**Directions**
Extract everything from the first line through the line with "const b = 11;", both ends included, except for any pictures.
================================
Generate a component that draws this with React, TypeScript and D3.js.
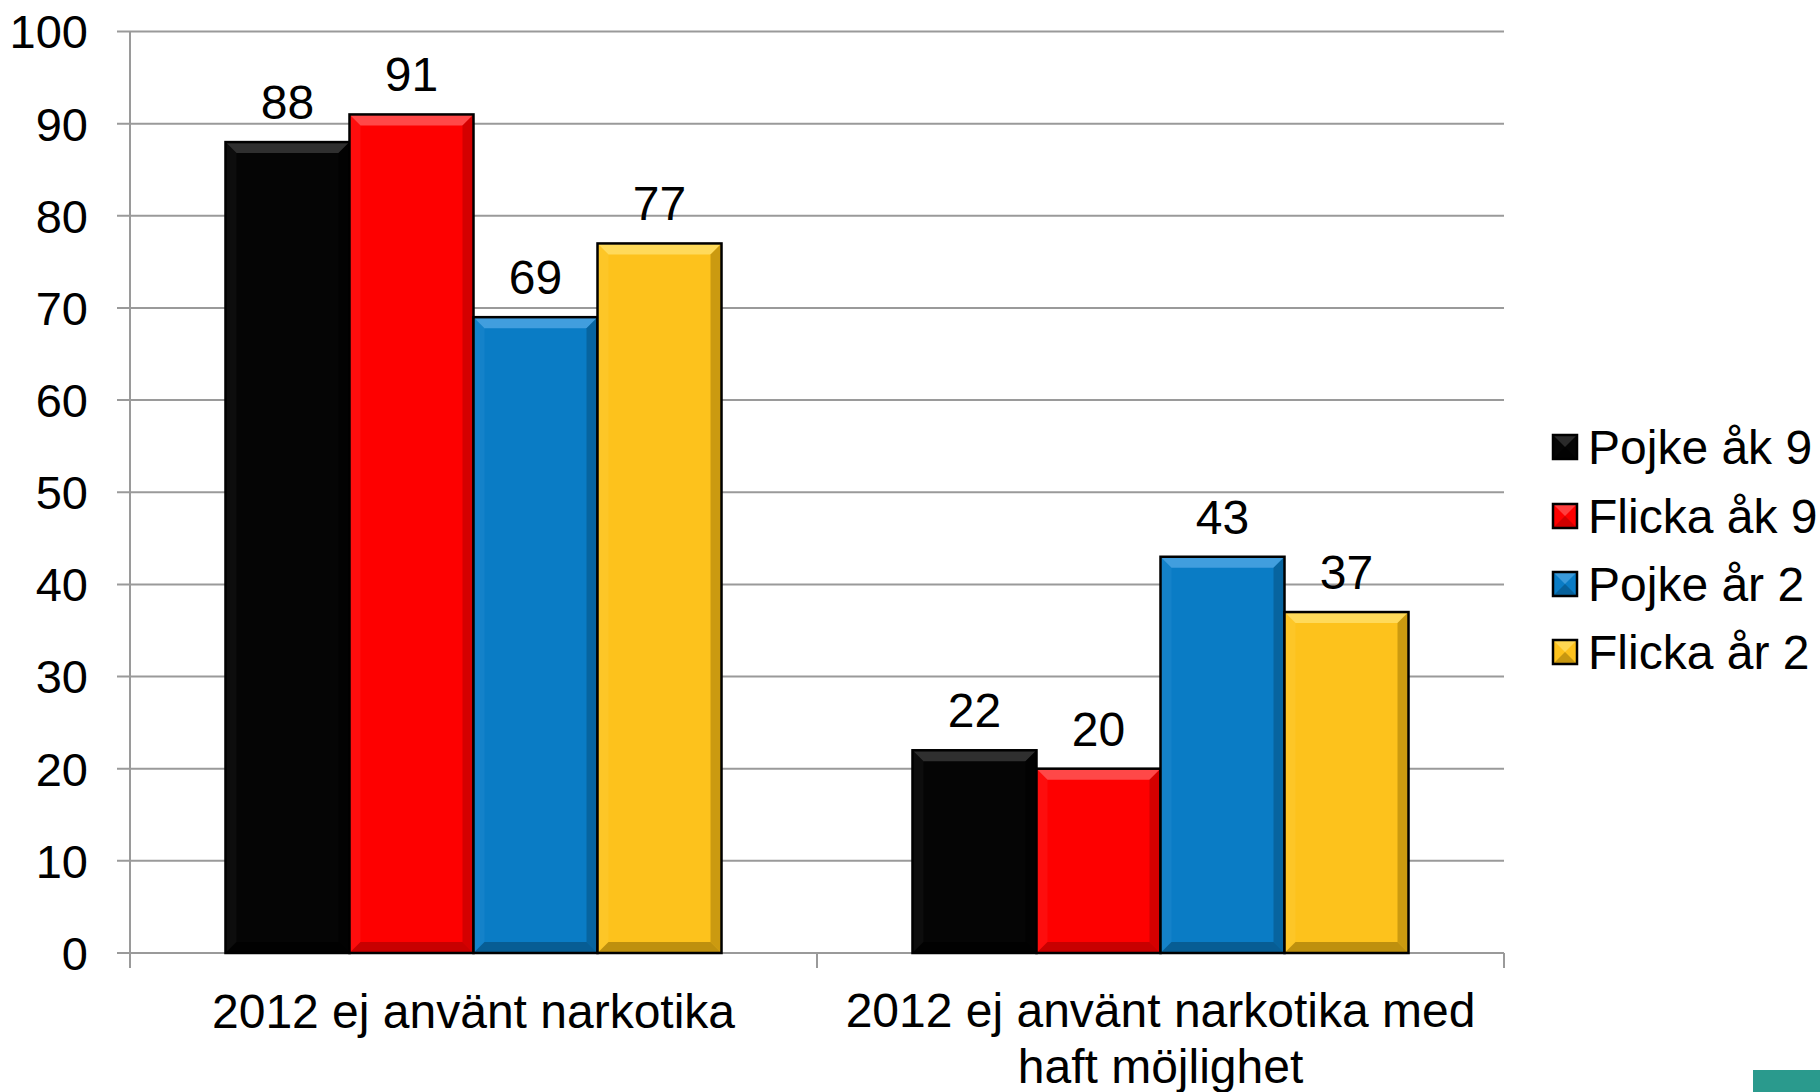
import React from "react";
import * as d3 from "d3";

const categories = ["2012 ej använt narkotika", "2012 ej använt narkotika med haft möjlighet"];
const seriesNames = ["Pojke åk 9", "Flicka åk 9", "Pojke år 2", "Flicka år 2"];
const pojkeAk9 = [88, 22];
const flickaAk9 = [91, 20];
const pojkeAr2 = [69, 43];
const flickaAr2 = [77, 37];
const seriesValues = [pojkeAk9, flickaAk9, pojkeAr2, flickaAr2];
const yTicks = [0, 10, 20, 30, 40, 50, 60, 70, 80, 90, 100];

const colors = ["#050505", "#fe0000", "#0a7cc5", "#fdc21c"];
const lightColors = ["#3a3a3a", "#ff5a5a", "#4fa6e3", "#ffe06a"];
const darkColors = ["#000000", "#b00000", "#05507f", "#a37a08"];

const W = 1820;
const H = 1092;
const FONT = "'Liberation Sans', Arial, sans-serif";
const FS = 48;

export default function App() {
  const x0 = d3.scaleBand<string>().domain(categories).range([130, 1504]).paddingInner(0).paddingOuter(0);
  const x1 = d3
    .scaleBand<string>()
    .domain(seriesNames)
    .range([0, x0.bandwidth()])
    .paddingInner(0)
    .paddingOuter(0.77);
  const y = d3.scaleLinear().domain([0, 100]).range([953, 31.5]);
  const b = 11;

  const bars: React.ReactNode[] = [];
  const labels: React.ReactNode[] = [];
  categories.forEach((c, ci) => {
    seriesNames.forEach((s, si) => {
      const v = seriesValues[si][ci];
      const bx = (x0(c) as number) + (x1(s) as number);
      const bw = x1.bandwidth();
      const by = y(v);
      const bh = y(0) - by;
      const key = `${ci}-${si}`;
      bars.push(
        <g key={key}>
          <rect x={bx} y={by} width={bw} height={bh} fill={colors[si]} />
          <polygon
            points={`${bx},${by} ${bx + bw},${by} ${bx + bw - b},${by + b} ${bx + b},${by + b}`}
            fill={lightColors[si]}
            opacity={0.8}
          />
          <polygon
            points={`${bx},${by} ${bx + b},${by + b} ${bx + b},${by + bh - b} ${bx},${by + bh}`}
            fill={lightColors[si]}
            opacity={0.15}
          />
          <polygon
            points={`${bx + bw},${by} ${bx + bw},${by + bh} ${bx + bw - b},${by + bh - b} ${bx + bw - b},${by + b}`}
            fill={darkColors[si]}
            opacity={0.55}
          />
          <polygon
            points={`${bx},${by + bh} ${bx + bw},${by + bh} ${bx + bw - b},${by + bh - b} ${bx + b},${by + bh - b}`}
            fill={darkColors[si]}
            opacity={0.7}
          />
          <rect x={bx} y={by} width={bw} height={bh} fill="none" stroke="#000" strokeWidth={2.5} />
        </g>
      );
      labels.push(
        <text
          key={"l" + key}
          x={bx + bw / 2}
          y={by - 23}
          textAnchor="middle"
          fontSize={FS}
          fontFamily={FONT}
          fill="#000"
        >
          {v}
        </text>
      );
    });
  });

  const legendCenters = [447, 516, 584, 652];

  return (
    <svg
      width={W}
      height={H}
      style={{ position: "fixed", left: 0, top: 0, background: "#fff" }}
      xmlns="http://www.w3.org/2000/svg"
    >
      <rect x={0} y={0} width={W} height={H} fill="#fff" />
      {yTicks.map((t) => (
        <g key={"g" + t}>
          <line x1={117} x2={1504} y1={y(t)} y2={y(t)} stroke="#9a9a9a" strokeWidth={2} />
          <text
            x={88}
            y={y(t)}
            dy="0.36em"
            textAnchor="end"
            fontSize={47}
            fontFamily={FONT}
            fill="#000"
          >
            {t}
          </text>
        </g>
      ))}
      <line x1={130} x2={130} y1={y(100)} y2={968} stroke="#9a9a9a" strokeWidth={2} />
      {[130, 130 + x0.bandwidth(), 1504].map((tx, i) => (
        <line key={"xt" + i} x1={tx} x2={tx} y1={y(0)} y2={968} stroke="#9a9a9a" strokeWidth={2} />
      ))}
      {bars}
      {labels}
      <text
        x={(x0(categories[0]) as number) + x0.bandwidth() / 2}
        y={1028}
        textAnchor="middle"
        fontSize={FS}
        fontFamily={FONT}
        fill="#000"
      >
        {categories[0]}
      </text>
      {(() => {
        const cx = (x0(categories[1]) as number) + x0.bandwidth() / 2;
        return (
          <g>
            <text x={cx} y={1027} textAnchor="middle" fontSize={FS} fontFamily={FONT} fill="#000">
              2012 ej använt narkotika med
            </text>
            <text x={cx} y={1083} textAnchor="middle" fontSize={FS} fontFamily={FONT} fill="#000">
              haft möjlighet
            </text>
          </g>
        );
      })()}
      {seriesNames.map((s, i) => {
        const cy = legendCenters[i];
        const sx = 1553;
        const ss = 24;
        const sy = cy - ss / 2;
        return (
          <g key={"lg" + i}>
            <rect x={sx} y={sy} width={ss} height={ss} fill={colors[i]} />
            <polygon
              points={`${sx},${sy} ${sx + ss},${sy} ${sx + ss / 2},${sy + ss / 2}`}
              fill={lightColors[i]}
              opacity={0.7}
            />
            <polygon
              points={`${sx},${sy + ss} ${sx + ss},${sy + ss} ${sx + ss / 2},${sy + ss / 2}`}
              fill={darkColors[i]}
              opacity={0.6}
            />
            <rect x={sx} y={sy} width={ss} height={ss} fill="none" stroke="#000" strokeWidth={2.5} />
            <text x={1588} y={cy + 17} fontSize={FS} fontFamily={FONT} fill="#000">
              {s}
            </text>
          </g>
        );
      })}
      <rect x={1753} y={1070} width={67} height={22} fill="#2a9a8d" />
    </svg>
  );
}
================================
**Correct response**
Generate a component that draws this with React, TypeScript and D3.js.
import React from "react";
import * as d3 from "d3";

const categories = ["2012 ej använt narkotika", "2012 ej använt narkotika med haft möjlighet"];
const seriesNames = ["Pojke åk 9", "Flicka åk 9", "Pojke år 2", "Flicka år 2"];
const pojkeAk9 = [88, 22];
const flickaAk9 = [91, 20];
const pojkeAr2 = [69, 43];
const flickaAr2 = [77, 37];
const seriesValues = [pojkeAk9, flickaAk9, pojkeAr2, flickaAr2];
const yTicks = [0, 10, 20, 30, 40, 50, 60, 70, 80, 90, 100];

const colors = ["#050505", "#fe0000", "#0a7cc5", "#fdc21c"];
const lightColors = ["#3a3a3a", "#ff5a5a", "#4fa6e3", "#ffe06a"];
const darkColors = ["#000000", "#b00000", "#05507f", "#a37a08"];

const W = 1820;
const H = 1092;
const FONT = "'Liberation Sans', Arial, sans-serif";
const FS = 48;

export default function App() {
  const x0 = d3.scaleBand<string>().domain(categories).range([130, 1504]).paddingInner(0).paddingOuter(0);
  const x1 = d3
    .scaleBand<string>()
    .domain(seriesNames)
    .range([0, x0.bandwidth()])
    .paddingInner(0)
    .paddingOuter(0.77);
  const y = d3.scaleLinear().domain([0, 100]).range([953, 31.5]);
  const b = 11;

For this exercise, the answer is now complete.